5カ年計画でシステムの形が整えば、ほぼリアルタイムの情報更新で、より正確な現状把握ができるようになるという。「稼働が多い施設と少ない施設を定量的に分析し、コストのかかり方を数値化します。例えば1㎡当たりのコスト比較で、“利用が少なく、コストがかかりすぎている”ことが明確に分かれば、集約化などを検討するきっかけになります。このように地域の皆さんに納得してもらい、スムーズに合意が得られることを期待しています」と古市さん。

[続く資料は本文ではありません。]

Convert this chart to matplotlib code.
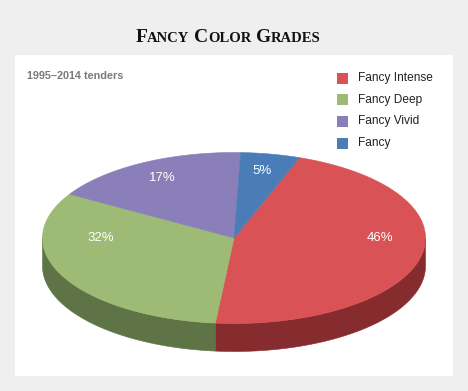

さらにその先の展望は、蓄積した情報を軸に業務の自動化を進めること。点検や修繕作業にAIを活用するなどの業務改革を構想している。「施設管理業務のDXを起点に、職員の業務効率化と住民の利便性向上の両立につなげることを目指しています」と桃井さん。人口が減少する将来を見据え、持続可能な運用に向けて動き出している同市の取り組みに、今後も注目したい。

四條畷市
左:総務部 施設再編課 課長代理 古市 靖之(ふるいち やすゆき)さん
中央:総務部 兼 財務部 主幹 桃井 誠(ももい まこと)さん
右:総務部 施設再編課 課長 北田 真一(きただ しんいち)さん

課題解決のヒントとアイデア

1.数年後から未来まで段階的に目標設定

まずはどのような自治体運営をしたいかというゴールを設定。目標を逆算し、“直近5年のうちにここまで完成”など、近い将来の計画を立てて具体的な改善を進める。目標や内容が明確なほど全庁を巻き込みやすくなる。

2.円滑な合意形成のために日頃から情報整理

庁内の合意形成で、現場に出ない上長陣を説得するための資料作成を前提に、説明に必要な情報を日頃からまとめておく。身近な業務事例のイラストや写真を使い、課題解決がイメージできれば、スムーズに伝わりやすい。

3.使う人には“システムでできること”を共有

新しいシステムの活用を全庁に促す際は“どのような情報が可視化できるのか・どんな課題が改善できるのか”ということを共有する。共通認識をもてると、“難しい”と敬遠されることなく、活用が進む。